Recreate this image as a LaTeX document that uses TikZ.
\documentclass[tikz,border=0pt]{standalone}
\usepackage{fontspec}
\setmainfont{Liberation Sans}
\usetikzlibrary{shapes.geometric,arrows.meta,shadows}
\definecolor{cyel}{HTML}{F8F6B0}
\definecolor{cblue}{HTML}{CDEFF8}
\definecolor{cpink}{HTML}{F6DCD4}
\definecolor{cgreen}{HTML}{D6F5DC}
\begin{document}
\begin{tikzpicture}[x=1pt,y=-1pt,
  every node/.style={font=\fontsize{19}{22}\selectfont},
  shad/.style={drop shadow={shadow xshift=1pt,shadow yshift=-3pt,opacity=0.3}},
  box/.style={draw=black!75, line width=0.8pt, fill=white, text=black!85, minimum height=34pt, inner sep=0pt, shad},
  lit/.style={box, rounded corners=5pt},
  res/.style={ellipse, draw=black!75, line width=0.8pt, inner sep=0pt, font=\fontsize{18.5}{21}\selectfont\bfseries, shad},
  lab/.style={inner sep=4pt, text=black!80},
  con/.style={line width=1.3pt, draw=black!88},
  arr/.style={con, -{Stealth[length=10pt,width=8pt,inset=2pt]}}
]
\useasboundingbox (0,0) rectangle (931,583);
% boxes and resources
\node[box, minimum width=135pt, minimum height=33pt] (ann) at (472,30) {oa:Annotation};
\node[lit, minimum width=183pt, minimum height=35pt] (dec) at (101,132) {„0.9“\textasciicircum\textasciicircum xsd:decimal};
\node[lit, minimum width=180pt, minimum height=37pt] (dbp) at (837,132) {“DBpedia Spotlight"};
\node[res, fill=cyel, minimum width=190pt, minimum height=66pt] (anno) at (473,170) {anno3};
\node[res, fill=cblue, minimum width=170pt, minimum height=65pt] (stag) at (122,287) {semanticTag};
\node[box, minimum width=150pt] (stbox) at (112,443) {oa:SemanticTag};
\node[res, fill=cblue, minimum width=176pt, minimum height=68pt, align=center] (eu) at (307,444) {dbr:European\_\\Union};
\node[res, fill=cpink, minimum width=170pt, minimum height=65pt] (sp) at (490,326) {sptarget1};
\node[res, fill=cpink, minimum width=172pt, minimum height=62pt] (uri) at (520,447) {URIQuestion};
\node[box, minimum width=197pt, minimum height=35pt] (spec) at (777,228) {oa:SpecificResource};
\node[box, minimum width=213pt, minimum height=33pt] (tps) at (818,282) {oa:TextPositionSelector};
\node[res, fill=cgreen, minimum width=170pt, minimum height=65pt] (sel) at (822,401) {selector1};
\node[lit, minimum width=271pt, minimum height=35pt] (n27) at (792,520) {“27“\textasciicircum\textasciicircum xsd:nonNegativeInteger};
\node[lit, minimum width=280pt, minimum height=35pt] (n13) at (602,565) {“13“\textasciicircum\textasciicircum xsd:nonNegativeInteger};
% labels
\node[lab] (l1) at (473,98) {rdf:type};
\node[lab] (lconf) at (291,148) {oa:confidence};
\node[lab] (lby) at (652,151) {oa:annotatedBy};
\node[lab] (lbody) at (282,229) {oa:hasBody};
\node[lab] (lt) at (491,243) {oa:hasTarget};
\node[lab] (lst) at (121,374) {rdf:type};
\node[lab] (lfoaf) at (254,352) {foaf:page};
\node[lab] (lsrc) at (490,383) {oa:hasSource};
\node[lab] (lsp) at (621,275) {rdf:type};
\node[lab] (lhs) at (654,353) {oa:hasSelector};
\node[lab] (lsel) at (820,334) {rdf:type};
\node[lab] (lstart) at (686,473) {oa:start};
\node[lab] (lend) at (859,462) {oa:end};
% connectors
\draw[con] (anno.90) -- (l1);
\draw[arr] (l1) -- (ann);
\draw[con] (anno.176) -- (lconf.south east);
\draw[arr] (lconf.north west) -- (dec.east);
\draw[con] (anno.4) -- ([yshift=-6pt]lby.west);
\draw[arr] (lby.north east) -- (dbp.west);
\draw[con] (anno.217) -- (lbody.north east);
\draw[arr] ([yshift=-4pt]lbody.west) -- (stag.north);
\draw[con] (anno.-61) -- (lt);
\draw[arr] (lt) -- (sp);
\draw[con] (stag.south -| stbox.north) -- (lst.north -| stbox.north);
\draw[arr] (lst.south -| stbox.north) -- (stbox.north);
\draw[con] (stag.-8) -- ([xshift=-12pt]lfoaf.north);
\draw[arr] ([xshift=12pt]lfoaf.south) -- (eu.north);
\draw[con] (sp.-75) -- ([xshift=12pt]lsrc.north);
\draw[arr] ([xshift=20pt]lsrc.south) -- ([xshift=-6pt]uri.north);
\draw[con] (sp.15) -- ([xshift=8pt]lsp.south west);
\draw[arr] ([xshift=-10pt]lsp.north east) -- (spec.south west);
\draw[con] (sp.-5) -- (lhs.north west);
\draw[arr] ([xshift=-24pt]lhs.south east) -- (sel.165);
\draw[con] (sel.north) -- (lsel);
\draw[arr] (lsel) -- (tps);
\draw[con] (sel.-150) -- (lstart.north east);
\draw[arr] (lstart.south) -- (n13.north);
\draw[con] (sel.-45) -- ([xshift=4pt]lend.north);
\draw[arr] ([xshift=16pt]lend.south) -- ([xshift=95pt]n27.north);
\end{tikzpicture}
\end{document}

= = = = = = =

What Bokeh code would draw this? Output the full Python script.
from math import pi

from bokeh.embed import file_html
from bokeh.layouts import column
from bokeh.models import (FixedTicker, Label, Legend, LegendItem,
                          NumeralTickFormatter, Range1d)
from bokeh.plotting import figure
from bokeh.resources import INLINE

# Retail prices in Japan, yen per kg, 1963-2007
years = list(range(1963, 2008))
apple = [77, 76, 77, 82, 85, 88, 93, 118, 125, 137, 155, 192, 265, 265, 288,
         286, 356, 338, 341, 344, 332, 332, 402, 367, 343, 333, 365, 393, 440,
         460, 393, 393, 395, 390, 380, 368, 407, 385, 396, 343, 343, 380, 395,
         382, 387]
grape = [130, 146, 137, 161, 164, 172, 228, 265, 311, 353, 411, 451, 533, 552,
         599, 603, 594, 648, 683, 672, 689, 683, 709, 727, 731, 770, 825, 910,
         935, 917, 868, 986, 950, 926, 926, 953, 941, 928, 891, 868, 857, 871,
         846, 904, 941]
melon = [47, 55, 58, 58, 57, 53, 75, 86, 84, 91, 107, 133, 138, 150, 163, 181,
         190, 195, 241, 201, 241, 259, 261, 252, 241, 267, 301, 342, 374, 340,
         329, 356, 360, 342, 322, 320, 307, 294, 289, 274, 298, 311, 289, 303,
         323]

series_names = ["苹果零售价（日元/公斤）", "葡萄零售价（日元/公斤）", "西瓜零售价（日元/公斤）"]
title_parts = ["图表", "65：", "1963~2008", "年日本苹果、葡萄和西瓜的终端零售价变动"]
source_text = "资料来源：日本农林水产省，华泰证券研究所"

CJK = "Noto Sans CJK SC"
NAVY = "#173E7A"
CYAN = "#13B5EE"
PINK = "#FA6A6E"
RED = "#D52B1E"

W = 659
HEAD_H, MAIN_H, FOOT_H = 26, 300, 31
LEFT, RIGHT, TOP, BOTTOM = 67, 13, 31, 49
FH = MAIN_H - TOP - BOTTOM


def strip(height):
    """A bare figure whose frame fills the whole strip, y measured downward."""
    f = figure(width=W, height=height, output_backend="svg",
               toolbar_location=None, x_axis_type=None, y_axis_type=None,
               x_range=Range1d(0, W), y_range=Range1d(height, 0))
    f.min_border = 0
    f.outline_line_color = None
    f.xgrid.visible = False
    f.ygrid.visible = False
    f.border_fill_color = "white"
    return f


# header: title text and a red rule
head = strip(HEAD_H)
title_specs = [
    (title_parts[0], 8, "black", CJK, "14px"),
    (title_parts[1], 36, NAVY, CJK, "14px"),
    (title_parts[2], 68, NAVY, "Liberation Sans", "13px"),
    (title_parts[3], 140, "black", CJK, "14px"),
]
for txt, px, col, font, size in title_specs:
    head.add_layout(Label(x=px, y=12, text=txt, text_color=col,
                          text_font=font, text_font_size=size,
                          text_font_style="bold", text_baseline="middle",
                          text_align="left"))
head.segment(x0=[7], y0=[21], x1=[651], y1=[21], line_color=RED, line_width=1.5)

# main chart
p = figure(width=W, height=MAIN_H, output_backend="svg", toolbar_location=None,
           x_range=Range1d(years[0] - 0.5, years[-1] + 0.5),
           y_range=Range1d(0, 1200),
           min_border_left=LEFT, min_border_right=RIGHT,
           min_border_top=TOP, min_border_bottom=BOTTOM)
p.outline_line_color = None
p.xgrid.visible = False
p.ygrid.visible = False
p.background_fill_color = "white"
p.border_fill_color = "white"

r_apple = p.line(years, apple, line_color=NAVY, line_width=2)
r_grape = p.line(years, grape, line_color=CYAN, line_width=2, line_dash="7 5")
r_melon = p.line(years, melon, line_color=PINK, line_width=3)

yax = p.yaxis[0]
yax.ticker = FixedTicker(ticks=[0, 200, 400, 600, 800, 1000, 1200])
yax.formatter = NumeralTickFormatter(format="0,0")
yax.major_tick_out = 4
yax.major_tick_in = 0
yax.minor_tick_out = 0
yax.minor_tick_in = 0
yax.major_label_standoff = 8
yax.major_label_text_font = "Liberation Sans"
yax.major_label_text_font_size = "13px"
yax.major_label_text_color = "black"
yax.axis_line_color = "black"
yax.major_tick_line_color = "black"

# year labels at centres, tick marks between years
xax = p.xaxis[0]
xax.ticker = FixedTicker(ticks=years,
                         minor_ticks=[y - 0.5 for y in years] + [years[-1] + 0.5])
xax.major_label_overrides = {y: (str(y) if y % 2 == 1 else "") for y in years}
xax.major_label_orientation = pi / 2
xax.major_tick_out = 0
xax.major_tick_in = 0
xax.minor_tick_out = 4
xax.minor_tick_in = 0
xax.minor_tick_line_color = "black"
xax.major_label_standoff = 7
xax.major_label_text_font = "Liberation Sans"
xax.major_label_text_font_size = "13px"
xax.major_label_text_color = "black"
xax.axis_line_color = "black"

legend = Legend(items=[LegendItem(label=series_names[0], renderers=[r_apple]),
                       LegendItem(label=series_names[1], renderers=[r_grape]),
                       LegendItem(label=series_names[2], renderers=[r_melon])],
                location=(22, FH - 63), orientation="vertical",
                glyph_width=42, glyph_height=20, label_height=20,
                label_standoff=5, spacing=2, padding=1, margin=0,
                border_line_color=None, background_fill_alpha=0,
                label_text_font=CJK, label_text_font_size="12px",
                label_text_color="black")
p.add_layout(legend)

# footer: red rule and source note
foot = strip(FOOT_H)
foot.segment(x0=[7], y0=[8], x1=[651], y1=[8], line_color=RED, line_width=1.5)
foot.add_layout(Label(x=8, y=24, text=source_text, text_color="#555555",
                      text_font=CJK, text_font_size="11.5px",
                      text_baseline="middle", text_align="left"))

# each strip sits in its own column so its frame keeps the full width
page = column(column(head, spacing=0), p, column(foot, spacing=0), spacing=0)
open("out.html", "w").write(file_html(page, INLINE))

= = = = = = =

Extract exactly the run of lines beginning at the line with "What Bokeh code" and ending at the line with "from bokeh.resources import INLINE", including both ends and nothing beyond them.

:: ANSWER IN FULL ::
What Bokeh code would draw this? Output the full Python script.
from math import pi

from bokeh.embed import file_html
from bokeh.layouts import column
from bokeh.models import (FixedTicker, Label, Legend, LegendItem,
                          NumeralTickFormatter, Range1d)
from bokeh.plotting import figure
from bokeh.resources import INLINE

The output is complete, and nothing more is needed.